Kuasa Kata: Menyapa

Saya pada awalnya mendesain blog ini sebagai gudang penyimpanan tulisan. Saya kemudian mengalihkan fungsinya sebagai ruang kemanusiaan. Layaknya seorang photografer, saya membingkai berbagai kehidupan manusia dalam beragam frame. Blog ini menawarkan senyuman, tetapi sekaligus air mata kehidupan.
Semoga setiap nama dan peristiwa dalam blog ini menyapa hidup pembaca. Kata yang baik memiliki kuasa untuk menyapa.

Mutiara Andalas, S.J.


Saturday, April 19, 2008

Mawar Kuning


Mawar Kuning


Pada sebuah sore saya masuk sebuah mal. Saya tidak memiliki sesuatu pun untuk dibeli. Saya juga masih kenyang. Suamiku meninggal dunia seminggu yang lalu. Di mal ini saya memiliki banyak kenangan dengannya.

Kami sering berbelanja bersama. Di tengah acara belanja, ia biasanya berpura-pura mencari keperluan laki-laki. Ia selalu kembali dengan tiga kuntum mawar kuning kesukaan saya.

Hati saya berliput duka. Tanpanya saya hanya membutuhkan lebih sedikit barang setiap kali belanja.

Saya mendorong kereta belanja ke bagian daging segar. Mendiang suami saya suka sekali menyantap steak.

Seorang perempuan berambut sebahu, mengenakan baju hijau pupus, langsing, dan cantik mendorong kereta belanjanya di samping saya. Ia mengambil satu paket daging, menaruhnya ke dalam kereta, namun mengembalikannya lagi. Ia berlalu namun kembali lagi untuk meraih paket daging yang sama.

Saya melihatnya dan ia membalasnya dengan tersenyum.

“Suami saya suka sekali dengan sop kaki sapi.
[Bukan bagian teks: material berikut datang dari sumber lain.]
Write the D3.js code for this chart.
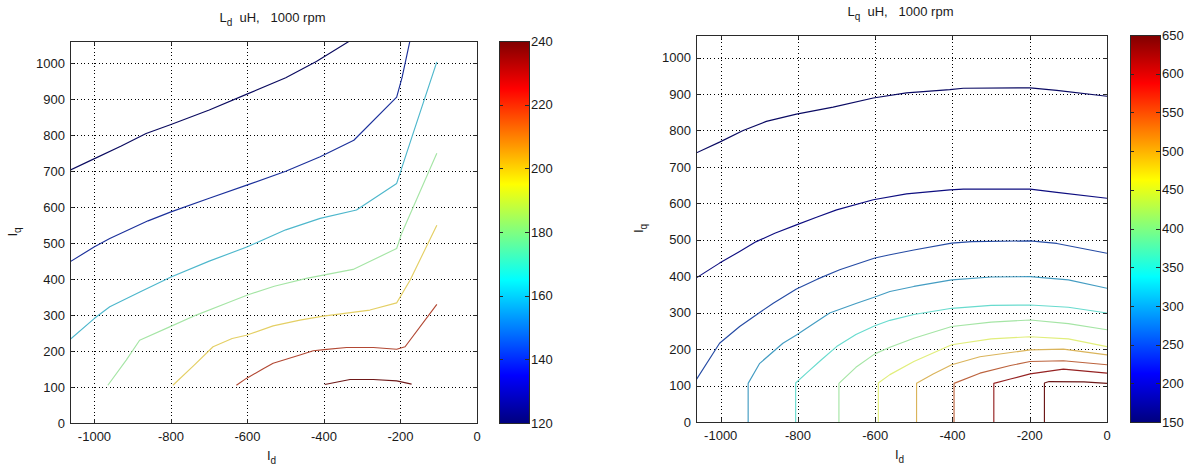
<!DOCTYPE html>
<html>
<head>
<meta charset="utf-8">
<script src="https://cdnjs.cloudflare.com/ajax/libs/d3/7.8.5/d3.min.js"></script>
<style>
  html, body { margin: 0; padding: 0; background: #fff; }
  svg { display: block; }
  text { font-family: "Liberation Sans", Arial, Helvetica, sans-serif; fill: #1a1a1a; white-space: pre; }
</style>
</head>
<body>
<svg id="chart" width="1192" height="470"></svg>
<script>
// ---- Tick values ----
const xTicks = [-1000, -800, -600, -400, -200, 0];
const yTicks = [0, 100, 200, 300, 400, 500, 600, 700, 800, 900, 1000];
const ldBarTicks = [120, 140, 160, 180, 200, 220, 240];
const lqBarTicks = [150, 200, 250, 300, 350, 400, 450, 500, 550, 600, 650];

// ---- Ld contours (uH), points are [Id, Iq] ----
const ldLevels = [125, 140, 160, 180, 200, 220, 235];
const ld125 = [[-1064,703],[-1000,735],[-930,770],[-865,805],[-800,830],[-700,870],[-600,915],[-500,960],[-420,1005],[-330,1064]];
const ld140 = [[-1064,448],[-1000,490],[-960,513],[-860,562],[-800,587],[-700,625],[-600,662],[-500,700],[-410,740],[-322,786],[-210,906],[-196,960],[-175,1064]];
const ld160 = [[-1064,232],[-1000,291],[-960,323],[-880,365],[-800,406],[-700,450],[-600,490],[-500,537],[-410,569],[-315,592],[-210,666],[-167,805],[-105,1004]];
const ld180 = [[-965,105],[-917,175],[-882,230],[-802,268],[-734,300],[-650,335],[-600,356],[-530,380],[-446,402],[-324,427],[-210,485],[-197,527],[-105,750]];
const ld200 = [[-795,105],[-740,160],[-690,212],[-640,235],[-603,244],[-533,270],[-463,286],[-402,297],[-280,314],[-210,334],[-175,397],[-105,550]];
const ld220 = [[-629,105],[-603,124],[-560,150],[-533,166],[-463,189],[-428,201],[-400,204],[-341,210],[-271,210],[-210,205],[-188,212],[-105,330]];
const ld235 = [[-398,107],[-332,121],[-271,121],[-210,117],[-171,108]];

// ---- Lq contours (uH), points are [Id, Iq] ----
const lqLevels = [175, 200, 250, 300, 350, 400, 450, 500, 550, 600, 630];
const lq175 = [[-1064,738],[-1003,768],[-942,800],[-882,825],[-804,845],[-709,864],[-605,889],[-519,903],[-407,912],[-372,916],[-199,917],[-130,910],[0,894]];
const lq200 = [[-1064,395],[-1003,436],[-951,468],[-908,495],[-860,518],[-804,541],[-752,562],[-700,582],[-605,610],[-519,626],[-407,637],[-372,639],[-199,639],[-130,630],[0,614]];
const lq250 = [[-1064,115],[-1003,216],[-951,262],[-900,300],[-864,326],[-804,365],[-750,392],[-692,418],[-601,450],[-562,459],[-500,472],[-402,491],[-350,495],[-199,497],[-130,490],[0,463]];
const lq300 = [[-929,0],[-929,106],[-899,161],[-839,216],[-804,239],[-718,299],[-650,325],[-601,343],[-562,358],[-500,372],[-402,390],[-300,398],[-199,399],[-100,390],[0,367]];
const lq350 = [[-806,0],[-806,107],[-778,134],[-740,170],[-700,207],[-650,240],[-601,264],[-562,279],[-500,295],[-402,312],[-300,320],[-199,321],[-100,315],[0,299]];
const lq400 = [[-694,0],[-694,106],[-650,150],[-601,187],[-562,205],[-500,230],[-402,262],[-300,274],[-199,280],[-100,270],[0,253]];
const lq450 = [[-592,0],[-592,107],[-562,130],[-500,166],[-402,212],[-300,228],[-199,234],[-100,228],[0,207]];
const lq500 = [[-493,0],[-493,106],[-450,132],[-402,157],[-329,179],[-199,198],[-113,200],[0,184]];
const lq550 = [[-396,0],[-396,106],[-329,134],[-250,155],[-199,166],[-113,168],[0,157]];
const lq600 = [[-293,0],[-293,106],[-250,118],[-199,132],[-113,145],[0,134]];
const lq630 = [[-162,0],[-162,107],[-150,111],[-60,110],[0,106]];

const ldCurves = [ld125, ld140, ld160, ld180, ld200, ld220, ld235];
const lqCurves = [lq175, lq200, lq250, lq300, lq350, lq400, lq450, lq500, lq550, lq600, lq630];

// MATLAB-style jet colormap
function jet(t) {
  const c = v => Math.max(0, Math.min(1, v));
  const r = c(1.5 - Math.abs(4 * t - 3));
  const g = c(1.5 - Math.abs(4 * t - 2));
  const b = c(1.5 - Math.abs(4 * t - 1));
  return d3.rgb(r * 255, g * 255, b * 255);
}
// thin contour strokes read softer than the bar fill: pull toward grey of equal luminance
function lineColor(t) {
  const c = jet(t);
  const lum = 0.299 * c.r + 0.587 * c.g + 0.114 * c.b;
  const k = 0.5;
  return d3.rgb(lum + k * (c.r - lum), lum + k * (c.g - lum), lum + k * (c.b - lum)).formatHex();
}

const svg = d3.select("#chart");
svg.append("rect").attr("width", 1192).attr("height", 470).attr("fill", "#fff");

const defs = svg.append("defs");
const grad = defs.append("linearGradient").attr("id", "jetGrad")
  .attr("x1", 0).attr("y1", 1).attr("x2", 0).attr("y2", 0);
d3.range(0, 65).forEach(i => {
  const t = i / 64;
  grad.append("stop").attr("offset", t).attr("stop-color", jet(t).formatHex());
});

function panel(cfg) {
  const { left, right, top, bottom, levels, curves, lo, hi, barX, barTicks, titleSub, id } = cfg;
  const x = d3.scaleLinear().domain([-1064, 0]).range([left, right]);
  const y = d3.scaleLinear().domain([0, 1062]).range([bottom, top]);
  const g = svg.append("g");

  defs.append("clipPath").attr("id", "clip" + id)
    .append("rect").attr("x", left).attr("y", top)
    .attr("width", right - left).attr("height", bottom - top);

  // dotted grid
  const grid = g.append("g").attr("stroke", "#000").attr("stroke-width", 1)
    .attr("stroke-dasharray", "1,2.6").attr("shape-rendering", "crispEdges");
  grid.selectAll("line.vx").data(xTicks.filter(v => v > -1064 && v < 0)).join("line")
    .attr("x1", d => Math.round(x(d)) + 0.5).attr("x2", d => Math.round(x(d)) + 0.5)
    .attr("y1", top).attr("y2", bottom);
  grid.selectAll("line.hy").data(yTicks.filter(v => v > 0)).join("line")
    .attr("y1", d => Math.round(y(d)) + 0.5).attr("y2", d => Math.round(y(d)) + 0.5)
    .attr("x1", left).attr("x2", right);

  // contour lines
  const line = d3.line().x(d => x(d[0])).y(d => y(d[1]));
  g.append("g").attr("clip-path", `url(#clip${id})`)
    .selectAll("path").data(curves).join("path")
    .attr("d", line).attr("fill", "none")
    .attr("stroke", (d, i) => lineColor((levels[i] - lo) / (hi - lo)))
    .attr("stroke-width", 1.15).attr("stroke-linejoin", "round");

  // axes box
  g.append("rect").attr("x", left + 0.5).attr("y", top + 0.5)
    .attr("width", right - left).attr("height", bottom - top)
    .attr("fill", "none").attr("stroke", "#2a2a2a").attr("stroke-width", 1);

  const ticks = g.append("g").attr("stroke", "#2a2a2a").attr("stroke-width", 1).attr("shape-rendering", "crispEdges");
  xTicks.forEach(v => {
    const px = Math.round(x(v)) + 0.5;
    ticks.append("line").attr("x1", px).attr("x2", px).attr("y1", bottom).attr("y2", bottom - 4);
    ticks.append("line").attr("x1", px).attr("x2", px).attr("y1", top).attr("y2", top + 4);
  });
  yTicks.forEach(v => {
    const py = Math.round(y(v)) + 0.5;
    ticks.append("line").attr("y1", py).attr("y2", py).attr("x1", left).attr("x2", left + 4);
    ticks.append("line").attr("y1", py).attr("y2", py).attr("x1", right).attr("x2", right - 4);
  });

  // tick labels
  g.selectAll("text.xl").data(xTicks).join("text")
    .attr("x", d => x(d)).attr("y", bottom + 17.5)
    .attr("text-anchor", "middle").attr("font-size", 13).text(d => d);
  g.selectAll("text.yl").data(yTicks).join("text")
    .attr("x", left - 5).attr("y", d => y(d)).attr("dy", "0.36em")
    .attr("text-anchor", "end").attr("font-size", 13).text(d => d);

  // axis labels
  const xl = g.append("text").attr("x", (left + right) / 2 - 2).attr("y", bottom + 37)
    .attr("text-anchor", "middle").attr("font-size", 13);
  xl.append("tspan").text("I");
  xl.append("tspan").attr("dy", 4).attr("font-size", 10).text("d");

  const cy = (top + bottom) / 2;
  const yl = g.append("text").attr("transform", `translate(${left - 53},${cy}) rotate(-90)`)
    .attr("text-anchor", "middle").attr("font-size", 13);
  yl.append("tspan").text("I");
  yl.append("tspan").attr("dy", 4).attr("font-size", 10).text("q");

  // title
  const tt = g.append("text").attr("x", (left + right) / 2 - 1).attr("y", top - 19)
    .attr("text-anchor", "middle").attr("font-size", 13);
  tt.append("tspan").text("L");
  tt.append("tspan").attr("dy", 4).attr("font-size", 10).text(titleSub);
  tt.append("tspan").attr("dy", -4).text("  uH,   1000 rpm");

  // colorbar
  const cb = d3.scaleLinear().domain([lo, hi]).range([bottom, top]);
  const bw = 30;
  g.append("rect").attr("x", barX).attr("y", top).attr("width", bw).attr("height", bottom - top)
    .attr("fill", "url(#jetGrad)");
  g.append("rect").attr("x", barX + 0.5).attr("y", top + 0.5).attr("width", bw).attr("height", bottom - top)
    .attr("fill", "none").attr("stroke", "#2a2a2a").attr("stroke-width", 1);
  const cbt = g.append("g").attr("stroke", "#2a2a2a").attr("stroke-width", 1).attr("shape-rendering", "crispEdges");
  barTicks.forEach(v => {
    const py = Math.round(cb(v)) + 0.5;
    cbt.append("line").attr("x1", barX + bw).attr("x2", barX + bw - 4).attr("y1", py).attr("y2", py);
    cbt.append("line").attr("x1", barX).attr("x2", barX + 4).attr("y1", py).attr("y2", py);
  });
  g.selectAll("text.cl").data(barTicks).join("text")
    .attr("x", barX + bw + 2).attr("y", d => cb(d)).attr("dy", "0.36em")
    .attr("font-size", 13).text(d => d);
}

panel({ id: "ld", left: 70, right: 477, top: 41, bottom: 423, levels: ldLevels, curves: ldCurves,
  lo: 120, hi: 240, barX: 499, barTicks: ldBarTicks, titleSub: "d" });
panel({ id: "lq", left: 696, right: 1107, top: 35, bottom: 422, levels: lqLevels, curves: lqCurves,
  lo: 150, hi: 650, barX: 1130, barTicks: lqBarTicks, titleSub: "q" });
</script>
</body>
</html>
Sejujurnya dengan harga seperti ini, saya ragu-ragu membelinya.”

Kerongkongan saya tersekat saat mendengarnya. Matanya berubah sayu.

“Suami saya meninggal dunia seminggu lalu. Belikanlah sop kaki sapi untuk suamimu. Hargailah setiap saat engkau dapat menikmati kebersamaan.”

Perempuan itu menganggukkan kepalanya. Matanya berkaca-kaca saat ia memasukkan kaki daging sapi ke dalam keranjangnya. Ia lalu berlalu dari saya setelah mengucapkan terima kasih.

Saya kemudian mendorong kereta belanjaan untuk mencari susu dan es krim. Mata saya sepintas melihat tempat suami biasanya membeli mawar kuning kepada saya.

Saat mengantre ke kasir, saya melihat perempuan berbaju hijau pupus itu mendekati saya.

Ia membawa tiga kuntum mawar kuning di tangannya. Mata saya membasah.
”Saya membeli bunga ini untukmu.”

Ia lalu memeluk dan mencium pipi saya dengan lembut.

Saya terdiam lama menahan heran karena sahabat baru itu mengetahui keinginan saya.

“Mendiang suamiku, engkau masih bersamaku. Engkau mengirim perempuan itu sebagai malaikat yang memberikan tiga kuntum mawar kuning.”